=== Exercise prompt ===
Would you repeat the listing exactly but omit every picture?

--- start Data block ---

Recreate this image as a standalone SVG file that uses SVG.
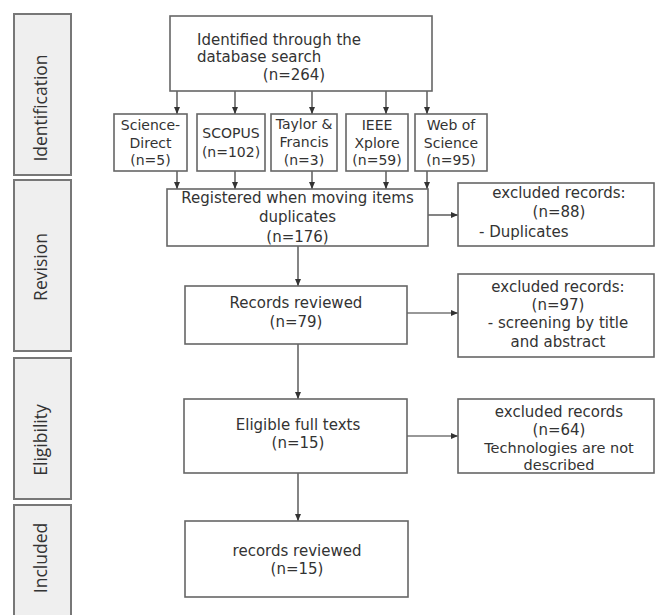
<svg xmlns="http://www.w3.org/2000/svg" width="656" height="615" viewBox="0 0 656 615">
<defs>
<marker id="arr" markerWidth="7" markerHeight="6" refX="7" refY="3" orient="auto" markerUnits="userSpaceOnUse">
<path d="M0,0 L7,3 L0,6 Z" fill="#333"/>
</marker>
<style>
.lab rect{fill:#efefef;stroke:#777;stroke-width:2}
.lab text{font-family:"Open Sans","DejaVu Sans",sans-serif;font-size:17.5px;fill:#333;text-anchor:middle}
.node rect{fill:#fff;stroke:#666;stroke-width:1.6}
.node text{font-family:"DejaVu Sans",sans-serif;font-size:15px;fill:#333;text-anchor:middle}
.src text{font-size:14px}
#connectors line{stroke:#333;stroke-width:1.2;marker-end:url(#arr)}
</style>
</defs>
<rect width="656" height="615" fill="#fff"/>

<g id="lab-identification" class="lab"><rect x="14" y="14" width="57" height="161"/><text transform="translate(47,108) rotate(-90)">Identification</text></g>
<g id="lab-revision" class="lab"><rect x="14" y="180" width="57" height="171"/><text transform="translate(47,267) rotate(-90)">Revision</text></g>
<g id="lab-eligibility" class="lab"><rect x="14" y="358" width="57" height="141"/><text transform="translate(47,440) rotate(-90)">Eligibility</text></g>
<g id="lab-included" class="lab"><rect x="14" y="505" width="57" height="120"/><text transform="translate(47,558) rotate(-90)">Included</text></g>

<g id="connectors">
<line x1="177" y1="91" x2="177" y2="114"/>
<line x1="235" y1="91" x2="235" y2="114"/>
<line x1="312" y1="91" x2="312" y2="114"/>
<line x1="386" y1="91" x2="386" y2="114"/>
<line x1="427" y1="91" x2="427" y2="114"/>
<line x1="177" y1="171" x2="177" y2="189"/>
<line x1="235" y1="171" x2="235" y2="189"/>
<line x1="312" y1="171" x2="312" y2="189"/>
<line x1="386" y1="171" x2="386" y2="189"/>
<line x1="427" y1="171" x2="427" y2="189"/>
<line x1="428" y1="215" x2="458" y2="215"/>
<line x1="298" y1="246" x2="298" y2="286"/>
<line x1="407" y1="313" x2="458" y2="313"/>
<line x1="298" y1="344" x2="298" y2="399"/>
<line x1="407" y1="436" x2="458" y2="436"/>
<line x1="298" y1="473" x2="298" y2="521"/>
</g>

<g id="n-search" class="node"><rect x="170" y="16" width="262" height="75"/>
<text x="197" y="45" style="text-anchor:start">Identified through the</text>
<text x="197" y="62" style="text-anchor:start">database search</text>
<text x="294" y="80">(n=264)</text></g>

<g id="n-sciencedirect" class="node src"><rect x="114" y="114" width="73" height="57"/>
<text x="150.5" y="130">Science-</text><text x="150.5" y="148">Direct</text><text x="150.5" y="165">(n=5)</text></g>
<g id="n-scopus" class="node src"><rect x="197" y="114" width="68" height="57"/>
<text x="231" y="138">SCOPUS</text><text x="231" y="157">(n=102)</text></g>
<g id="n-taylor" class="node src"><rect x="271" y="114" width="66" height="57"/>
<text x="304" y="129">Taylor &amp;</text><text x="304" y="147">Francis</text><text x="304" y="165">(n=3)</text></g>
<g id="n-ieee" class="node src"><rect x="346" y="114" width="62" height="57"/>
<text x="377" y="130">IEEE</text><text x="377" y="148">Xplore</text><text x="377" y="165">(n=59)</text></g>
<g id="n-wos" class="node src"><rect x="415" y="114" width="72" height="57"/>
<text x="451" y="130">Web of</text><text x="451" y="148">Science</text><text x="451" y="165">(n=95)</text></g>

<g id="n-registered" class="node"><rect x="167" y="189" width="261" height="57"/>
<text x="297.5" y="203">Registered when moving items</text><text x="297.5" y="222">duplicates</text><text x="297.5" y="242">(n=176)</text></g>
<g id="n-excl1" class="node"><rect x="458" y="183" width="196" height="63"/>
<text x="559" y="198">excluded records:</text><text x="559" y="217">(n=88)</text>
<text x="479" y="237" style="text-anchor:start">- Duplicates</text></g>

<g id="n-reviewed" class="node"><rect x="185" y="286" width="222" height="58"/>
<text x="296" y="308">Records reviewed</text><text x="296" y="327">(n=79)</text></g>
<g id="n-excl2" class="node"><rect x="458" y="274" width="196" height="83"/>
<text x="558" y="292">excluded records:</text><text x="558" y="310">(n=97)</text>
<text x="558" y="328">- screening by title</text><text x="558" y="347">and abstract</text></g>

<g id="n-eligible" class="node"><rect x="184" y="399" width="223" height="74"/>
<text x="298" y="430">Eligible full texts</text><text x="298" y="448">(n=15)</text></g>
<g id="n-excl3" class="node"><rect x="458" y="399" width="196" height="74"/>
<text x="559" y="417">excluded records</text><text x="559" y="435">(n=64)</text>
<text x="559" y="453" style="font-size:14.5px">Technologies are not</text><text x="559" y="470" style="font-size:14.5px">described</text></g>

<g id="n-included" class="node"><rect x="185" y="521" width="223" height="76"/>
<text x="297" y="556">records reviewed</text><text x="297" y="574">(n=15)</text></g>
</svg>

--- end Data block ---

=== Reply ===
Recreate this image as a standalone SVG file that uses SVG.
<svg xmlns="http://www.w3.org/2000/svg" width="656" height="615" viewBox="0 0 656 615">
<defs>
<marker id="arr" markerWidth="7" markerHeight="6" refX="7" refY="3" orient="auto" markerUnits="userSpaceOnUse">
<path d="M0,0 L7,3 L0,6 Z" fill="#333"/>
</marker>
<style>
.lab rect{fill:#efefef;stroke:#777;stroke-width:2}
.lab text{font-family:"Open Sans","DejaVu Sans",sans-serif;font-size:17.5px;fill:#333;text-anchor:middle}
.node rect{fill:#fff;stroke:#666;stroke-width:1.6}
.node text{font-family:"DejaVu Sans",sans-serif;font-size:15px;fill:#333;text-anchor:middle}
.src text{font-size:14px}
#connectors line{stroke:#333;stroke-width:1.2;marker-end:url(#arr)}
</style>
</defs>
<rect width="656" height="615" fill="#fff"/>

<g id="lab-identification" class="lab"><rect x="14" y="14" width="57" height="161"/><text transform="translate(47,108) rotate(-90)">Identification</text></g>
<g id="lab-revision" class="lab"><rect x="14" y="180" width="57" height="171"/><text transform="translate(47,267) rotate(-90)">Revision</text></g>
<g id="lab-eligibility" class="lab"><rect x="14" y="358" width="57" height="141"/><text transform="translate(47,440) rotate(-90)">Eligibility</text></g>
<g id="lab-included" class="lab"><rect x="14" y="505" width="57" height="120"/><text transform="translate(47,558) rotate(-90)">Included</text></g>

<g id="connectors">
<line x1="177" y1="91" x2="177" y2="114"/>
<line x1="235" y1="91" x2="235" y2="114"/>
<line x1="312" y1="91" x2="312" y2="114"/>
<line x1="386" y1="91" x2="386" y2="114"/>
<line x1="427" y1="91" x2="427" y2="114"/>
<line x1="177" y1="171" x2="177" y2="189"/>
<line x1="235" y1="171" x2="235" y2="189"/>
<line x1="312" y1="171" x2="312" y2="189"/>
<line x1="386" y1="171" x2="386" y2="189"/>
<line x1="427" y1="171" x2="427" y2="189"/>
<line x1="428" y1="215" x2="458" y2="215"/>
<line x1="298" y1="246" x2="298" y2="286"/>
<line x1="407" y1="313" x2="458" y2="313"/>
<line x1="298" y1="344" x2="298" y2="399"/>
<line x1="407" y1="436" x2="458" y2="436"/>
<line x1="298" y1="473" x2="298" y2="521"/>
</g>

<g id="n-search" class="node"><rect x="170" y="16" width="262" height="75"/>
<text x="197" y="45" style="text-anchor:start">Identified through the</text>
<text x="197" y="62" style="text-anchor:start">database search</text>
<text x="294" y="80">(n=264)</text></g>

<g id="n-sciencedirect" class="node src"><rect x="114" y="114" width="73" height="57"/>
<text x="150.5" y="130">Science-</text><text x="150.5" y="148">Direct</text><text x="150.5" y="165">(n=5)</text></g>
<g id="n-scopus" class="node src"><rect x="197" y="114" width="68" height="57"/>
<text x="231" y="138">SCOPUS</text><text x="231" y="157">(n=102)</text></g>
<g id="n-taylor" class="node src"><rect x="271" y="114" width="66" height="57"/>
<text x="304" y="129">Taylor &amp;</text><text x="304" y="147">Francis</text><text x="304" y="165">(n=3)</text></g>
<g id="n-ieee" class="node src"><rect x="346" y="114" width="62" height="57"/>
<text x="377" y="130">IEEE</text><text x="377" y="148">Xplore</text><text x="377" y="165">(n=59)</text></g>
<g id="n-wos" class="node src"><rect x="415" y="114" width="72" height="57"/>
<text x="451" y="130">Web of</text><text x="451" y="148">Science</text><text x="451" y="165">(n=95)</text></g>

<g id="n-registered" class="node"><rect x="167" y="189" width="261" height="57"/>
<text x="297.5" y="203">Registered when moving items</text><text x="297.5" y="222">duplicates</text><text x="297.5" y="242">(n=176)</text></g>
<g id="n-excl1" class="node"><rect x="458" y="183" width="196" height="63"/>
<text x="559" y="198">excluded records:</text><text x="559" y="217">(n=88)</text>
<text x="479" y="237" style="text-anchor:start">- Duplicates</text></g>

<g id="n-reviewed" class="node"><rect x="185" y="286" width="222" height="58"/>
<text x="296" y="308">Records reviewed</text><text x="296" y="327">(n=79)</text></g>
<g id="n-excl2" class="node"><rect x="458" y="274" width="196" height="83"/>
<text x="558" y="292">excluded records:</text><text x="558" y="310">(n=97)</text>
<text x="558" y="328">- screening by title</text><text x="558" y="347">and abstract</text></g>

<g id="n-eligible" class="node"><rect x="184" y="399" width="223" height="74"/>
<text x="298" y="430">Eligible full texts</text><text x="298" y="448">(n=15)</text></g>
<g id="n-excl3" class="node"><rect x="458" y="399" width="196" height="74"/>
<text x="559" y="417">excluded records</text><text x="559" y="435">(n=64)</text>
<text x="559" y="453" style="font-size:14.5px">Technologies are not</text><text x="559" y="470" style="font-size:14.5px">described</text></g>

<g id="n-included" class="node"><rect x="185" y="521" width="223" height="76"/>
<text x="297" y="556">records reviewed</text><text x="297" y="574">(n=15)</text></g>
</svg>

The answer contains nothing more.